FLIF icon indicating copy to clipboard operation
FLIF copied to clipboard

Allow to specify a format for stdin/stdout

Open whocares0101 opened this issue 7 years ago • 5 comments

Using - as output returns something but not a png image, didn't try stdin yet. I'd like to transcode from png to flif and back to png through stdin/stdout from a python script, without temporary files.

whocares0101 avatar Jan 26 '18 18:01 whocares0101

FWIW, the flif decode of a flif file piped into 'file -' gives me: /dev/stdin: Netpbm image data, size = 3648 x 2736, rawbits, pixmap

Also, FWIW, trying to encode an apparently correct png file to flif caused a segmentation fault in my build made just now. But I'm running this headless over ssh so can't see if the png file looks right - although I can just about make it out using tiv. It was created using imagemagic's convert tool from a jpeg file. This machine has only 2GB of RAM but if it is ram limited it's tearing through that rather rapidly. Maybe I'll try enabling swap tomorrow though.

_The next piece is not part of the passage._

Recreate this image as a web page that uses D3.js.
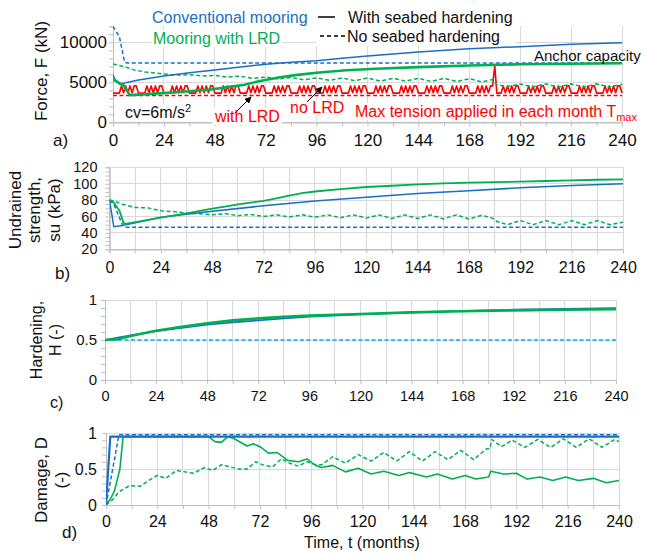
<!DOCTYPE html>
<html>
<head>
<meta charset="utf-8">
<script src="https://cdn.jsdelivr.net/npm/d3@7"></script>
<style>
  body { margin: 0; background: #fff; }
  svg { display: block; }
</style>
</head>
<body>
<div id="chart"></div>
<script>
// ---- data (months, value) ----
const monthTicks = d3.range(0, 241, 24);

// a) force, kN
const forceConvHard = [[0,5900],[1,5300],[3,4800],[6,4950],[12,5300],[24,5800],[36,6200],[48,6550],[60,6900],[72,7250],[84,7500],[96,7700],[108,8000],[120,8300],[144,8800],[168,9200],[192,9450],[216,9750],[240,9950]];
const forceConvSoft = [[0,12000],[3,10700],[5.5,7500],[7,7400],[240,7400]];
const forceLrdHard = [[0,5400],[3,4900],[5,4600],[8,3400],[18,3550],[30,3750],[46,4100],[54,4400],[62,4700],[70,5200],[78,5600],[86,5900],[96,6200],[110,6500],[124,6700],[144,6900],[168,7100],[192,7250],[216,7320],[240,7380]];
const forceLrdSoft = [[0,7300],[3,7100],[6,6900],[10,6550],[15,6300],[20,6150],[24,6050],[30,5900],[36,5950],[42,5800],[48,5850],[54,5650],[60,5750],[66,5500],[72,5650],[78,5400],[84,5600],[90,5300],[96,5550],[102,5250],[108,5550],[114,5200],[120,5550],[126,5150],[132,5500],[138,5150],[144,5500],[150,5100],[156,5500],[162,5100],[168,5450],[174,5050],[179,5350],[181,4700],[186,4450],[192,4800],[198,4400],[204,4800],[210,4400],[216,4800],[222,4400],[228,4800],[234,4400],[240,4750]];
const tmaxYear = [3650,3650,3650,3650,4550,3700,4550,3700,4550,3700,4550,4550];
const tmaxSpikeMonth = 180;
const tmaxSpike = 7100;
const tmaxMin = [[0,3350],[240,3350]];

// b) undrained strength, kPa
const suConvHard = [[0,80],[2,47.5],[6,49],[12,52.5],[24,59],[48,66.5],[72,73],[96,79],[120,83.5],[144,88],[168,91.5],[192,95],[216,97.7],[240,100]];
const suConvSoft = [[0,80],[2,75],[4,63],[6,50],[7,47],[240,47]];
const suLrdHard = [[0,80],[2,77],[4.7,67],[6.5,52.5],[7.5,51],[24,58.6],[36,63.9],[48,69.6],[54,72],[60,74.9],[66,77],[72,79],[78,82],[84,85.5],[90,88.5],[96,90.5],[108,93.5],[120,96],[132,97.5],[144,99.3],[156,100.5],[168,101.3],[180,101.8],[192,102.6],[204,103.3],[216,104.1],[228,104.8],[240,105.2]];
const suLrdSoft = [[0,80],[3,78],[6,75],[12,71],[18,70.5],[24,67],[30,66],[36,64],[42,63.5],[48,62],[54,63.5],[60,61],[66,62.5],[72,60],[78,62],[84,59.5],[90,62],[96,59],[102,62],[108,58.5],[114,62],[120,58],[126,62],[132,57.5],[138,62],[144,57.5],[150,62],[156,57],[162,62],[168,57],[174,61.5],[179,58],[181,54],[186,50],[192,55],[198,50],[204,55],[210,50],[216,55],[222,50],[228,55],[234,50],[240,53]];

// c) hardening H
const hConvHard = [[0,0.5],[6,0.53],[12,0.56],[24,0.61],[36,0.65],[48,0.69],[60,0.72],[72,0.745],[84,0.77],[96,0.79],[120,0.82],[144,0.845],[168,0.865],[192,0.88],[216,0.89],[240,0.9]];
const hLrdHard = [[0,0.5],[6,0.51],[12,0.55],[24,0.615],[36,0.665],[48,0.71],[60,0.745],[72,0.77],[84,0.79],[96,0.805],[120,0.825],[144,0.845],[168,0.86],[192,0.87],[216,0.878],[240,0.885]];
const hSoft = [[0,0.5],[240,0.5]];

// d) damage D
const dConvHard = [[0,0],[2,0.95],[240,0.95]];
const dConvSoft = [[0,0],[4.2,0.67],[6,0.975],[240,0.975]];
const dLrdHard = [[0,0],[2,0.08],[4,0.2],[5.5,0.38],[6.5,0.5],[8,0.95],[48,0.95],[51,0.88],[54,0.87],[57,0.95],[60,0.92],[66,0.82],[69,0.85],[72,0.81],[76,0.72],[80,0.73],[85,0.62],[90,0.6],[94,0.64],[98,0.55],[101,0.52],[106,0.55],[112,0.46],[118,0.51],[124,0.43],[130,0.47],[137,0.41],[142,0.45],[150,0.39],[155,0.43],[162,0.36],[168,0.41],[173,0.36],[179,0.39],[180,0.47],[186,0.43],[192,0.44],[197,0.36],[203,0.39],[209,0.34],[215,0.39],[221,0.34],[228,0.37],[234,0.31],[240,0.34]];
const dLrdSoft = [[0,0],[3,0.07],[6,0.18],[11,0.27],[16,0.26],[20,0.34],[24,0.41],[28,0.37],[33,0.48],[37,0.46],[41,0.44],[46,0.52],[50,0.48],[54,0.56],[58,0.53],[62,0.5],[66,0.5],[70,0.6],[74,0.55],[78,0.53],[82,0.64],[86,0.58],[90,0.54],[94,0.6],[98,0.56],[101,0.56],[106,0.67],[112,0.58],[118,0.7],[124,0.61],[130,0.73],[136,0.61],[142,0.74],[148,0.61],[154,0.74],[160,0.63],[166,0.76],[172,0.63],[178,0.78],[179.5,0.78],[180.5,0.91],[185,0.81],[190,0.9],[196,0.8],[202,0.91],[208,0.8],[214,0.92],[220,0.8],[226,0.92],[232,0.8],[238,0.91],[240,0.88]];

// ---- drawing ----
const width = 647, height = 556;
const FONT = '"Liberation Sans", Arial, sans-serif';
const BLUE = "#1a6fc4", GREEN = "#00b050", RED = "#ff0000", CYAN = "#00b0f0";
const GRID = "#d9d9d9", AXIS = "#bfbfbf";

const forceTmax = d3.range(0, 241).map(m => [m, m === tmaxSpikeMonth ? tmaxSpike : tmaxYear[m % 12]]);

const svg = d3.create("svg")
  .attr("width", width)
  .attr("height", height)
  .style("font-family", FONT);
document.getElementById("chart").append(svg.node());

svg.append("defs").append("marker")
  .attr("id", "arrow")
  .attr("viewBox", "0 0 10 10")
  .attr("refX", 9).attr("refY", 5)
  .attr("markerWidth", 7).attr("markerHeight", 7)
  .attr("orient", "auto")
  .append("path").attr("d", "M0,0 L10,5 L0,10 z").attr("fill", "#000");

const gridLayer = svg.append("g");
const boxLayer = svg.append("g");
const lineLayer = svg.append("g");
const textLayer = svg.append("g");

function panel(o) {
  const x = d3.scaleLinear().domain([0, 240]).range([o.left, o.right]);
  const y = d3.scaleLinear().domain(o.yDomain).range([o.bottom, o.top]);

  const gg = gridLayer.append("g");
  gg.selectAll(".vg").data(o.xGrid).join("line")
    .attr("x1", d => x(d)).attr("x2", d => x(d))
    .attr("y1", o.bottom).attr("y2", o.top)
    .attr("stroke", GRID).attr("shape-rendering", "crispEdges");
  gg.selectAll(".hg").data(o.yGrid).join("line")
    .attr("x1", o.left).attr("x2", o.right)
    .attr("y1", d => y(d)).attr("y2", d => y(d))
    .attr("stroke", GRID).attr("shape-rendering", "crispEdges");

  // minor ticks
  gg.append("g").attr("transform", `translate(0,${o.bottom})`)
    .call(d3.axisBottom(x).tickValues(d3.range(0, 241, 12)).tickSize(4).tickFormat(""))
    .call(a => a.selectAll("line,path").attr("stroke", AXIS));
  gg.append("g").attr("transform", `translate(${o.left},0)`)
    .call(d3.axisLeft(y).tickValues(o.yMinor).tickSize(4).tickFormat(""))
    .call(a => a.selectAll("line,path").attr("stroke", AXIS));

  // major axes with labels
  gg.append("g").attr("transform", `translate(0,${o.bottom})`)
    .call(d3.axisBottom(x).tickValues(monthTicks).tickSize(0).tickPadding(o.xPad))
    .call(a => a.attr("font-family", null).attr("font-size", o.xFont))
    .call(a => a.select(".domain").attr("stroke", AXIS))
    .call(a => a.selectAll("text").attr("fill", "#111"));
  gg.append("g").attr("transform", `translate(${o.left},0)`)
    .call(d3.axisLeft(y).tickValues(o.yTicks).tickSize(0).tickPadding(o.yPad).tickFormat(o.yFormat))
    .call(a => a.attr("font-family", null).attr("font-size", o.yFont))
    .call(a => a.select(".domain").attr("stroke", AXIS))
    .call(a => a.selectAll("text").attr("fill", "#111"));

  const lg = lineLayer.append("g");
  const clipId = "clip" + o.name;
  svg.select("defs").append("clipPath").attr("id", clipId)
    .append("rect").attr("x", o.left).attr("y", o.top - 1)
    .attr("width", o.right - o.left + 1).attr("height", o.bottom - o.top + 1);
  lg.attr("clip-path", `url(#${clipId})`);
  const line = d3.line().x(d => x(d[0])).y(d => y(d[1]));
  o.series.forEach(s => {
    lg.append("path").datum(s.data)
      .attr("d", line)
      .attr("fill", "none")
      .attr("stroke", s.color)
      .attr("stroke-width", s.w || 1.5)
      .attr("stroke-linejoin", "round")
      .attr("stroke-dasharray", s.dash ? "4,2.5" : null);
  });
  return { x, y };
}

panel({
  name: "a", left: 113, right: 622, top: 26.3, bottom: 122.3,
  yDomain: [0, 12000], yTicks: [0, 5000, 10000], yGrid: [0, 5000, 10000],
  yMinor: d3.range(0, 12001, 1000), xGrid: monthTicks,
  yFormat: d3.format("d"), xFont: 17, yFont: 17, xPad: 12, yPad: 6,
  series: [
    { data: tmaxMin, color: RED, dash: true },
    { data: forceTmax, color: RED, w: 1.6 },
    { data: forceLrdSoft, color: GREEN, dash: true },
    { data: forceConvSoft, color: BLUE, dash: true },
    { data: forceConvHard, color: BLUE },
    { data: forceLrdHard, color: GREEN, w: 2.6 }
  ]
});

panel({
  name: "b", left: 109.5, right: 623, top: 167.3, bottom: 249.3,
  yDomain: [20, 120], yTicks: d3.range(20, 121, 20), yGrid: d3.range(20, 121, 20),
  yMinor: d3.range(20, 121, 5), xGrid: d3.range(0, 241, 12),
  yFormat: d3.format("d"), xFont: 16, yFont: 14.5, xPad: 12, yPad: 12,
  series: [
    { data: suConvSoft, color: BLUE, dash: true },
    { data: suLrdSoft, color: GREEN, dash: true },
    { data: suConvHard, color: BLUE },
    { data: suLrdHard, color: GREEN, w: 1.8 }
  ]
});

panel({
  name: "c", left: 105, right: 616, top: 300, bottom: 380,
  yDomain: [0, 1], yTicks: [0, 0.5, 1], yGrid: [0, 0.5, 1],
  yMinor: d3.range(0, 1.01, 0.1), xGrid: d3.range(0, 241, 12),
  yFormat: d3.format("~g"), xFont: 14.5, yFont: 15, xPad: 11, yPad: 8,
  series: [
    { data: hSoft, color: CYAN, dash: true },
    { data: hConvHard, color: BLUE, w: 1.6 },
    { data: hLrdHard, color: GREEN, w: 2.6 }
  ]
});

panel({
  name: "d", left: 106, right: 619, top: 433, bottom: 505,
  yDomain: [0, 1], yTicks: [0, 0.5, 1], yGrid: [0, 0.5, 1],
  yMinor: d3.range(0, 1.01, 0.1), xGrid: d3.range(0, 241, 12),
  yFormat: d3.format("~g"), xFont: 16, yFont: 16, xPad: 11, yPad: 9,
  series: [
    { data: dLrdSoft, color: GREEN, dash: true },
    { data: dLrdHard, color: GREEN, w: 1.6 },
    { data: dConvHard, color: BLUE, w: 2.2 },
    { data: dConvSoft, color: BLUE, dash: true }
  ]
});

// ---- text ----
function txt(s, x, y, opt = {}) {
  const t = textLayer.append("text")
    .attr("x", x).attr("y", y)
    .attr("font-size", opt.size || 16)
    .attr("fill", opt.color || "#111")
    .attr("text-anchor", opt.anchor || "start")
    .text(s);
  if (opt.rotate) t.attr("transform", `rotate(-90 ${x} ${y})`);
  if (opt.bg) {
    const b = t.node().getBBox();
    boxLayer.append("rect")
      .attr("x", b.x - 2).attr("y", b.y)
      .attr("width", b.width + 4).attr("height", b.height)
      .attr("fill", "#fff");
  }
  return t;
}

// legend
txt("Conventional mooring", 152, 23, { color: BLUE, bg: true });
txt("Mooring with LRD", 153, 44, { color: GREEN, bg: true });
boxLayer.append("rect").attr("x", 316).attr("y", 8).attr("width", 200).attr("height", 38).attr("fill", "#fff");
textLayer.append("line").attr("x1", 318).attr("x2", 335).attr("y1", 17).attr("y2", 17)
  .attr("stroke", "#000").attr("stroke-width", 1.5);
textLayer.append("line").attr("x1", 320).attr("x2", 345).attr("y1", 36).attr("y2", 36)
  .attr("stroke", "#000").attr("stroke-width", 1.5).attr("stroke-dasharray", "4,3");
txt("With seabed hardening", 348, 23);
txt("No seabed hardening", 347, 42);

// annotations in panel a
txt("Anchor capacity", 534, 61, { size: 15 });
const cv = txt("cv=6m/s", 125, 118, { bg: true });
cv.append("tspan").attr("dy", -6).attr("font-size", 11).text("2");
txt("with LRD", 215, 122, { color: RED, bg: true });
txt("no LRD", 290, 113, { color: RED, bg: true });
const tm = txt("Max tension applied in each month T", 355, 117, { color: RED, bg: true });
tm.append("tspan").attr("dy", 4).attr("font-size", 11).text("max");

textLayer.append("line").attr("x1", 235).attr("y1", 113).attr("x2", 251).attr("y2", 97)
  .attr("stroke", "#000").attr("stroke-width", 1).attr("marker-end", "url(#arrow)");
textLayer.append("line").attr("x1", 307).attr("y1", 102).attr("x2", 322).attr("y2", 87)
  .attr("stroke", "#000").attr("stroke-width", 1).attr("marker-end", "url(#arrow)");

// axis titles
txt("Force, F (kN)", 47, 71, { rotate: true, anchor: "middle", size: 17 });
txt("Undrained", 21, 210, { rotate: true, anchor: "middle", size: 17 });
txt("strength,", 40, 210, { rotate: true, anchor: "middle", size: 17 });
txt("su (kPa)", 60, 210, { rotate: true, anchor: "middle", size: 17 });
txt("Hardening,", 42, 340, { rotate: true, anchor: "middle", size: 16 });
txt("H (-)", 61, 340, { rotate: true, anchor: "middle", size: 16 });
txt("Damage, D", 47, 480, { rotate: true, anchor: "middle", size: 17 });
txt("(-)", 67, 480, { rotate: true, anchor: "middle", size: 17 });
txt("Time, t (months)", 362, 548, { anchor: "middle", size: 16 });

// panel letters
txt("a)", 53, 146, { size: 17 });
txt("b)", 55, 279, { size: 17 });
txt("c)", 50, 408, { size: 16 });
txt("d)", 62, 538, { size: 17 });
</script>
</body>
</html>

From a quick grok of the source it seems a number of the command line arguments are passed through verbatim to flif-dec, and it looks to me like it hasn't decoded the output file type by then, so presumably along with the new options in flif.cpp, new code to decode that option will need to be written somewhere else (probably in flif-dec.cpp)

williain avatar Jan 27 '18 03:01 williain

@whocares0101 What is the purpose of transcoding via a lossless format? You can do something like flif -e input.png - | flif -d - - | convert - output.png (or just flif -e input.png - | flif -d - output.png), but unless there's a bug in FLIF, that is just a very slow way of doing cp input.png output.png ;) (or rather something like convert input.png output.png)

If you want to see what the result of doing lossy FLIF would look like, you can use e.g. flif input.png -Q50 output.png. No need to actually do a FLIF encoding then (unless you want to know the size of the FLIF file, but then a temporary file is the easiest way to get that size).

@williain Do you have the problem with any PNG file or with just one? Could you share the problematic PNG? Or the verbose output of an encode attempt (with -vvvvvv or so)...

jonsneyers avatar Jan 30 '18 11:01 jonsneyers

@jonsneyers On disk storage, convert a png file to flif to save space and later convert it back to png when needed.

whocares0101 avatar Jan 30 '18 16:01 whocares0101

So you can use flif -e input.png - and the output to stdout will be a FLIF file. And for the other direction you can use flif -d input.flif - | convert - png:- and the output to stdout will be a PNG file.

But if it is about saving space on disk, why not use the filenames directly instead of going through stdout? Just flif input.png output.flif and flif output.flif backtopng.png will work...

jonsneyers avatar Feb 09 '18 10:02 jonsneyers

The place in my code where I'd like to convert PNG files to FLIF receives a bytes object and not a filename because the data was supplied by an http request. Also I'm using windows and I'd really like to keep the external binaries to a minimum. FLIF already can read/write PNG files, is it really so much work to add an option for this? For stdin auto-detection would be a nice thing and for stdout the possibility to select a format seems a reasonable thing to have.